_YOUR INSTRUCTIONS_:
Starting at the first line of the listing below, repeat each line up to and including the one containing "plt.rcParams['font.family'] = ['Open". Leave out pictures.

_DATASET EXTRACT_:
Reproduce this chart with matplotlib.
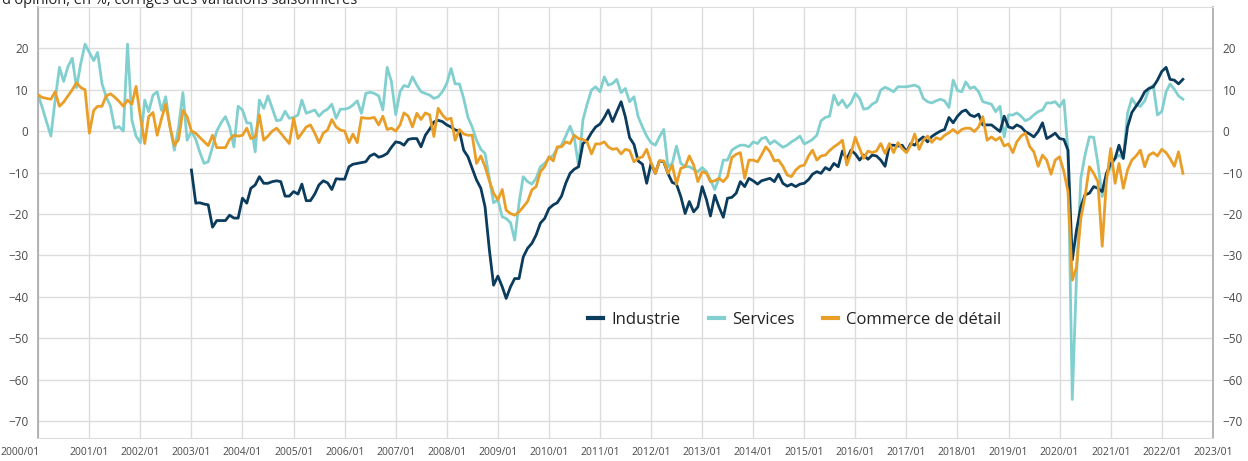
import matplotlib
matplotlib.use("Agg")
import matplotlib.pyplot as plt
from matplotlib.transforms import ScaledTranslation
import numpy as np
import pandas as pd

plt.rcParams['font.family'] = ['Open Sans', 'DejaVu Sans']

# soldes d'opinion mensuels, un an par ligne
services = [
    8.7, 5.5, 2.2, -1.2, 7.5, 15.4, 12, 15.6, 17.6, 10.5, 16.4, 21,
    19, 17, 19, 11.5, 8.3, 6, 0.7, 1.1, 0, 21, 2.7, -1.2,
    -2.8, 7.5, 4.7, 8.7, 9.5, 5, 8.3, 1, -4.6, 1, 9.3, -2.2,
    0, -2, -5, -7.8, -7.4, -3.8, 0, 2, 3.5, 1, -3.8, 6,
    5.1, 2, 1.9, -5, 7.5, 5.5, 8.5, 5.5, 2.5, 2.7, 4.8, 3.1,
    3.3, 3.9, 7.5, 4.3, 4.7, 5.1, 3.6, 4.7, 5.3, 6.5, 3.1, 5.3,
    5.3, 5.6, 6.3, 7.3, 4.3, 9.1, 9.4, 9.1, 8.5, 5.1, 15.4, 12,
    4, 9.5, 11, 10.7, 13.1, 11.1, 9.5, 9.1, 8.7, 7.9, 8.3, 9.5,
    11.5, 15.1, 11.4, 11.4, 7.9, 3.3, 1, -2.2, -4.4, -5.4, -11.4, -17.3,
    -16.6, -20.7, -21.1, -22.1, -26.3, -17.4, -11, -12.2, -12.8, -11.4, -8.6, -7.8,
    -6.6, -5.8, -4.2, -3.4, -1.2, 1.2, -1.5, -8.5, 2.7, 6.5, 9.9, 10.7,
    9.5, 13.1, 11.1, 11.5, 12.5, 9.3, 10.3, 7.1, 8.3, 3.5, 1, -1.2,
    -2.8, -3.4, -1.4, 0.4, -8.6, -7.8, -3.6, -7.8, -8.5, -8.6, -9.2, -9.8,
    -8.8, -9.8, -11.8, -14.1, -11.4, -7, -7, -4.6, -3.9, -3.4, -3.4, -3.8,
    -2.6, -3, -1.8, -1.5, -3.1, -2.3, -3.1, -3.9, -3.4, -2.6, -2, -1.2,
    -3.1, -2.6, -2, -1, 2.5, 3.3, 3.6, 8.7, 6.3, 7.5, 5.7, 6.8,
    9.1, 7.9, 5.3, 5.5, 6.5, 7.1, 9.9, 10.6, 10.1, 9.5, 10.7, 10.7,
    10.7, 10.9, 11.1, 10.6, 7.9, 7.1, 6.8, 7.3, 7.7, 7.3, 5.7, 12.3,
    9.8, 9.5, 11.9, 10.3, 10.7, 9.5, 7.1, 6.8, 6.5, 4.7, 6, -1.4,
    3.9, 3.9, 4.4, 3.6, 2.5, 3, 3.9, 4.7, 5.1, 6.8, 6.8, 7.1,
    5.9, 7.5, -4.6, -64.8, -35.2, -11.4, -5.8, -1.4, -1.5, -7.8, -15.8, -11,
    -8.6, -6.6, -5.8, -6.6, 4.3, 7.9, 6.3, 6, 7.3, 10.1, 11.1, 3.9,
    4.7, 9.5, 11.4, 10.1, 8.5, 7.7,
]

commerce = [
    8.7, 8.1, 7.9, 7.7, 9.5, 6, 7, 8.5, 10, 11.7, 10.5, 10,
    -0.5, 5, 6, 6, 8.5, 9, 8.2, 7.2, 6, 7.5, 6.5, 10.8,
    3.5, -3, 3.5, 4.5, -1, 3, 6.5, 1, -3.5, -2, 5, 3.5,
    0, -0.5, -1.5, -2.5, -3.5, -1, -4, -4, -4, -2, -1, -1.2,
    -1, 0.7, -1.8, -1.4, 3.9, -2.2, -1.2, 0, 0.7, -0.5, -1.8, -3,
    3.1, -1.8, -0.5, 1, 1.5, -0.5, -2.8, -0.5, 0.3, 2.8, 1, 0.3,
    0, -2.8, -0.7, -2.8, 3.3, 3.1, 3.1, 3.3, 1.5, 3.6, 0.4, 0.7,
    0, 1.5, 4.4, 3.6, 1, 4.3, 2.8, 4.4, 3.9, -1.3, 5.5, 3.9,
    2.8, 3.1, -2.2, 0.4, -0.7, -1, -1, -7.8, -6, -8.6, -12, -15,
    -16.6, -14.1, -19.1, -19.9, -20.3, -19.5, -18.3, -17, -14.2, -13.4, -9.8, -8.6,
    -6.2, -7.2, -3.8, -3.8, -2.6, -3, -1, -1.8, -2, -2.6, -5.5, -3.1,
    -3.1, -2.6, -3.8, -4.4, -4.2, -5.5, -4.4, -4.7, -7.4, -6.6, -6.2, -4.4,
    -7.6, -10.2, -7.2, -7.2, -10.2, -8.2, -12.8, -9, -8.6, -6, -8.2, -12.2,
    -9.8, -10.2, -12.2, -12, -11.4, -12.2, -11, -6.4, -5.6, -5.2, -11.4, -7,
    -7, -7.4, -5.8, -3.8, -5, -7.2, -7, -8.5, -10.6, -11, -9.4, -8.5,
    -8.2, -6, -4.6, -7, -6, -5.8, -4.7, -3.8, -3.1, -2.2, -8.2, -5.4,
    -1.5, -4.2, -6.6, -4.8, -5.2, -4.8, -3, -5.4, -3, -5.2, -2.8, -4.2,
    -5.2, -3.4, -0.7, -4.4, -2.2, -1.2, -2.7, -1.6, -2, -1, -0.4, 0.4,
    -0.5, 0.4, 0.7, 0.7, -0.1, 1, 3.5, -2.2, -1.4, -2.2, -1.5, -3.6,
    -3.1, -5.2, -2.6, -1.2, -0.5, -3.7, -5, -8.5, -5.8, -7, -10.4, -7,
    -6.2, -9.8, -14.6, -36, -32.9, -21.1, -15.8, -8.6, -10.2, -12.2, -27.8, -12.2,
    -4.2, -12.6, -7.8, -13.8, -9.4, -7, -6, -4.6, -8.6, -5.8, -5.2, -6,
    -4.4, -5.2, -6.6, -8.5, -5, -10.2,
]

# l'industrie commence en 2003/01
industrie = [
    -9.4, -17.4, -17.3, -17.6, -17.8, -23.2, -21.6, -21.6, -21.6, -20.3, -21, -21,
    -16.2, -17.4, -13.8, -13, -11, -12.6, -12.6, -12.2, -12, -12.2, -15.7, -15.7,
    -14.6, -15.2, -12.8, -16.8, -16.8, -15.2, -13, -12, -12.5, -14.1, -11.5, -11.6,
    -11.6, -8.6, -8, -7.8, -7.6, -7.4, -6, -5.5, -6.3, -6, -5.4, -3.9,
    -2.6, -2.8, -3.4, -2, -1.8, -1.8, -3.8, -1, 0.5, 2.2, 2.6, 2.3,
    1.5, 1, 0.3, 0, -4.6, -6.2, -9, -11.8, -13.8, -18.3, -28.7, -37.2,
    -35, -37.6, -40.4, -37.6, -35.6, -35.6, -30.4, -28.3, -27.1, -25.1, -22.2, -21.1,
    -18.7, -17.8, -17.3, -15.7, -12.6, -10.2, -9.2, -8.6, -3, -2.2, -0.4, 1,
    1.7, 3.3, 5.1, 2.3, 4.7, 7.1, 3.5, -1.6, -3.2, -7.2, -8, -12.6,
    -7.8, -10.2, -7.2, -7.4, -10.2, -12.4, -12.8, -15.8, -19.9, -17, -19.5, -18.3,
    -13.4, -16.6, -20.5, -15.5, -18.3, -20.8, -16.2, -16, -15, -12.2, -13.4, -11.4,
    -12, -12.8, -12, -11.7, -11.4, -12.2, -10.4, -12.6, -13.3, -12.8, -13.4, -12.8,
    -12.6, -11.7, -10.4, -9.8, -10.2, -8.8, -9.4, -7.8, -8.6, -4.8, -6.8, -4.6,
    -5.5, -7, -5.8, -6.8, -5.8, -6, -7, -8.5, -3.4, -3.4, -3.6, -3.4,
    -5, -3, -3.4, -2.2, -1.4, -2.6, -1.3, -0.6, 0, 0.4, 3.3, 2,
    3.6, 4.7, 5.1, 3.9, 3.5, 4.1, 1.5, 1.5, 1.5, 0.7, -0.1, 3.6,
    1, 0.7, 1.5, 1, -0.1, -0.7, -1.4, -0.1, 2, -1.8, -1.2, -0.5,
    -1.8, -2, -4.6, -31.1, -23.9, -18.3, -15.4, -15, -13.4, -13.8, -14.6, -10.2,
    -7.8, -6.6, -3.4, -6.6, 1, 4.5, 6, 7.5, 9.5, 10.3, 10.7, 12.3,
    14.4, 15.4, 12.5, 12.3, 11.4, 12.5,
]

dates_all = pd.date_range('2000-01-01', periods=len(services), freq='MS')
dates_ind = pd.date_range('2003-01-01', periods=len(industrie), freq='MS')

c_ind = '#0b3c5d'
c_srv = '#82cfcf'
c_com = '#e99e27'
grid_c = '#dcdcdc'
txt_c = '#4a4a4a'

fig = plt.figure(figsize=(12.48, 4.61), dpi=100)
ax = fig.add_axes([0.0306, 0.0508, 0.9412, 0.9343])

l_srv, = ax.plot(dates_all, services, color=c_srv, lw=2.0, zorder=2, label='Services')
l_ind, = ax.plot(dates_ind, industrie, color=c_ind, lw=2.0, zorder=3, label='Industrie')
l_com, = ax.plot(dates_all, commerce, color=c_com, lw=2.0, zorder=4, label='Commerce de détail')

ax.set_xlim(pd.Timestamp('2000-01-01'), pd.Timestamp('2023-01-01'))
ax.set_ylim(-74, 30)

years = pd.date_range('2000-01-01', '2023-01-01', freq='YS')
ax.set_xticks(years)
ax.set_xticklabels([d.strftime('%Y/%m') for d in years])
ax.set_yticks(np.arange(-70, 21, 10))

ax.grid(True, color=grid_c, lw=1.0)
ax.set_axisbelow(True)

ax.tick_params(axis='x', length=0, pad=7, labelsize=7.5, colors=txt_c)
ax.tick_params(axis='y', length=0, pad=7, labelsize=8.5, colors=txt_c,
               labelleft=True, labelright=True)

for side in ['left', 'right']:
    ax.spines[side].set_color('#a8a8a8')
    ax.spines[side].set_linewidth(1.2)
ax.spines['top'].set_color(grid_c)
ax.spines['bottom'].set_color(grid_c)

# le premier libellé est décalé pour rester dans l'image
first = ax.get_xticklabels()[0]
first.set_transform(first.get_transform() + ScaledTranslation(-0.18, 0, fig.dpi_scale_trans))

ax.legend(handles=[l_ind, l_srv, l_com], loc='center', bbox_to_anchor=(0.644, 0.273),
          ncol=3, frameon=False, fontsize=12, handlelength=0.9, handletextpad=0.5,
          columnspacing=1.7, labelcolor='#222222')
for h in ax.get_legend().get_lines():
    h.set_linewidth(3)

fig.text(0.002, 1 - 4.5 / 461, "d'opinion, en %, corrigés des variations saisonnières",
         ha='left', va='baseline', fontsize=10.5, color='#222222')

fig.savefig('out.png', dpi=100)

_RESULT FOR THIS EXERCISE_:
Reproduce this chart with matplotlib.
import matplotlib
matplotlib.use("Agg")
import matplotlib.pyplot as plt
from matplotlib.transforms import ScaledTranslation
import numpy as np
import pandas as pd

plt.rcParams['font.family'] = ['Open Sans', 'DejaVu Sans']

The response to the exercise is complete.